Point Thomson is a high-pressure condensate reservoir. It’s different from a field like Alpine, which is a traditional black oil reservoir, said Van Dyke.

And different than fields that have been developed up until now on the North Slope Kotowski said.

“Because of the high pressure, the wells will be relatively more expensive to drill because they’ll probably be an extra string or two of casing set and the tubing will be rated for higher pressure, the well heads will be rated for higher pressures,” Van Dyke said.

The drilling mud will also be more expensive, Kotowski said, “because it will take heavier materials to contain the reservoir pressure.”

Even the surface flow lines will have to be rated for higher pressure, Van Dyke said.

The Point Thomson owners are talking about doing a gas cycling project, he said, extracting condensates — gas liquids — from the gas and then reinjecting the gas.

With reservoir pressures at Point Thomson at some 10,000 pounds per square inch, compared to about 4,000 pounds at Prudhoe Bay, “they’ll need compressors that can handle those higher pressures,” Van Dyke said.

“And the bottom line is, compression horsepower is very expensive,” Kotowski said, both to buy and to run.

Some gas could be sold

If gas wasn’t reinjected at Point Thomson, reservoir pressure would drop and condensates would fall out in the reservoir, limiting recovery of liquids. But if the gas sales project goes forward, Van Dyke said, “they can sell some of the gas, then they won’t have to reinject it all, which would probably make the economics look better.”

Most of the production at Point Thomson will be gas, with condensate in it, Van Dyke said. The Point Thomson condensate liquid is high quality, lighter components — NGLs, gasoline and kerosene weight — not too much heavy oil, he said, pretty valuable compared to Prudhoe Bay crude

“Ninety-five percent of it’s going to be gaseous stuff that’s going to have to go back in the ground if there’s no gas sale.

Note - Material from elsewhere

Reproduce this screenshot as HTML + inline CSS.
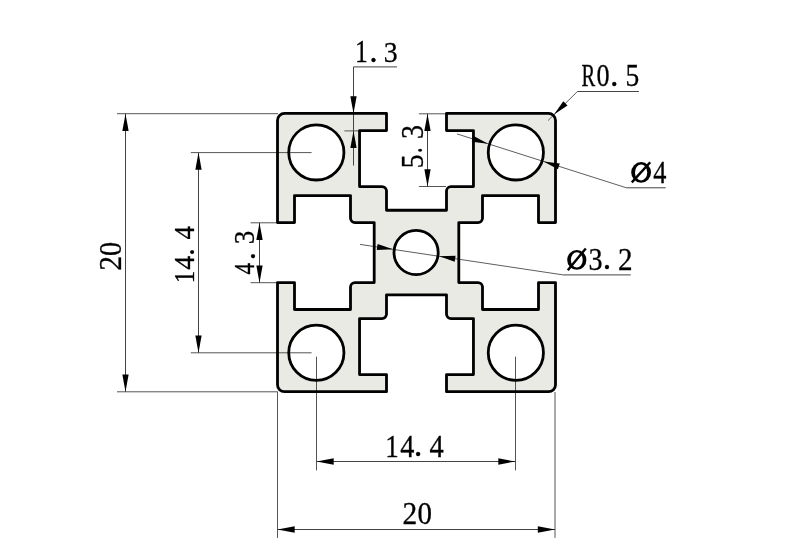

And only about 5 percent will be the liquids that you’re going to sell. So you have to put 95 percent of it back in the ground — if you do a gas cycling project.”

Van Dyke said that when you produce Point Thomson, you have to produce gas, and then do something with it: sell it, take it to Prudhoe Bay and store it there or reinject it.

If you didn’t need to maintain reservoir pressure, “you could just send that whole stream to Prudhoe Bay and process it over there,” recover the liquids and send them down the oil pipeline and put the gas into the Prudhoe reservoir or send it down a gas pipeline.

If the gas went to Prudhoe, Kotowski said, the owners would “just make a gas balancing agreement that would account for the gas.”

Economic analysis, as well as physical

Kotowski said the Point Thomson owners will probably do “an economic and physical analysis of what’s going to be the loss in gas as well as liquid reserves if they don’t reinject as compared to the compression cost of reinjection.” Cost of horsepower injection will be compared to the liquid loss to determine “the most economic depletion plan,” he said.

Gas cycling will recover most of the Point Thomson liquids in the condensate, Van Dyke said, and that will be balanced against the cost of building and running the project.

Point Thomson is probably not any different than a condensate field elsewhere in the world, Van Dyke said, “the liquids are valuable and it makes sense to make that investment, to strip out all those liquids first, and then you come back 10 or 20 years later and sell the gas.”

“I think a better way of characterizing it — it’s no different than any other condensate field in the world except for its higher pressure. …that’s the big difference,” Kotowski said. “It’s no different than any other condensate reservoir. Other than it’s high pressure and its remote location.”